Né au sein d’une famille de commerçants nantais cultivés et érudits, le jeune Maurice et son frère Paul sont encouragés très tôt par un père féru et dilettant de peinture. Les deux frères s’initient aux Beaux-arts de Nantes sous l’égide d’Alexandre Chantron. S’ils bénéficient d’une formation artistique commune, leur vocation propre se démarque rapidement : tandis que Paul s’oriente vers une carrière de portraitiste mondain, Maurice est attiré par un idéal et une vision intérieure qui ne firent que s’accroître jusqu’à son dernier souffle. Ayant intégré l’académie Julian en 1883 à l’âge de 21 ans, il étudia dans les ateliers de William Bouguereau et de Tony Robert-Fleury qui lui transmirent les codes de la grande tradition classique jusqu’en 1888. C’est en 1885 que Maurice Chabas commence à exposer au Salon de la Société des artistes français, dont il devient membre.
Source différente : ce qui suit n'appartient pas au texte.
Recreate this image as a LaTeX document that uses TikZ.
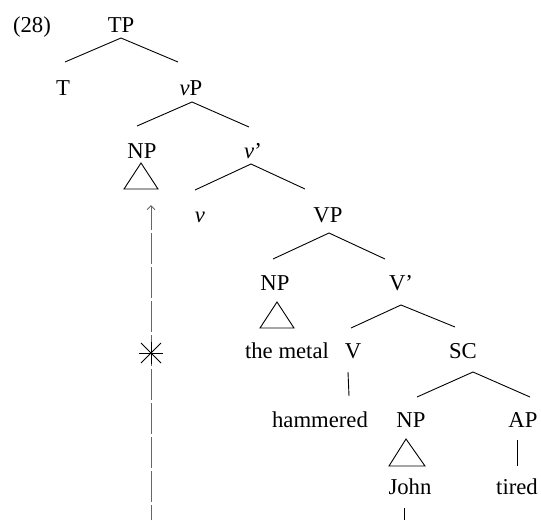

Entre 1891 et 1896, il expose à la Société nationale des Beaux-Arts et obtient deux médailles, avant d’être médaillé de bronze à l’Exposition Universelle de 1900. Sa participation à tous les Salons de la Rose + Croix de 1892 à 1897 confirme sa notoriété et ses œuvres mystiques, présentées sous la baguette du Sâr Péladan, sont remarquées. A l’encontre de maintes symbolistes qui pratiquaient la philosophie dans leur tour d’ivoire, Chabas ne cessa de mener une vie sociale dans laquelle il faut y voir au-delà de la mondanité car l’artiste croyait en sa force de conviction et de conversion spirituelle. La première exposition personnelle des œuvres de Chabas se tient à la fin de l’année 1885 avenue de l’Opéra
Imprégné de spiritualisme, le peintre s’applique à transmettre, par le biais de son art, sa croyance en la survie de l’âme après la disparition du corps. Thème crucial dans son œuvre, il donne une conférence emblématique sur le rôle social de l’art le 22 mars 1914. Selon lui, la principale qualité exigée d’un artiste est d’avoir accédé à la vie contemplative, qui seule permet une véritable évolution individuelle : la révélation des grands mystères de la Vie ne se produisant que dans la méditation et la solitude. Ce prosélytisme constitue pour lui une charité intellectuelle et spirituelle. Maurice Chabas magnifie l’art en lui attribuant une puissance de suggestion considérable où l’artiste se fait apôtre, guidant l’humanité à la perfection vers la paix éternelle. Du 14 avril au 28 avril 1926, une exposition monographique de peintures, exclusivement religieuses, est organisée à La Palette Française dans la galerie située au 152 boulevard Haussmann. Composée d’une vingtaine de peintures cosmiques et de quelques dessins, le thème central s’articulait autour d’âmes libérées de leur enveloppe corporelle, s’envolant vers des sphères célestes. Maurice Chabas aimait passionnément le ciel ; ses amis pensaient qu’à force de le contempler et de sonder ses profondeurs, le peintre y avait vu Dieu. Soutenu par les écrits de son ami astronome Camille Flammarion, c’est à partir de son ouvrage La Mort et son Mystère que le peintre conçoit ses envols d’âmes, basés sur l’idée de survivance de l’âme et d’une intercommunication entre le monde terrestre et l’au-delà.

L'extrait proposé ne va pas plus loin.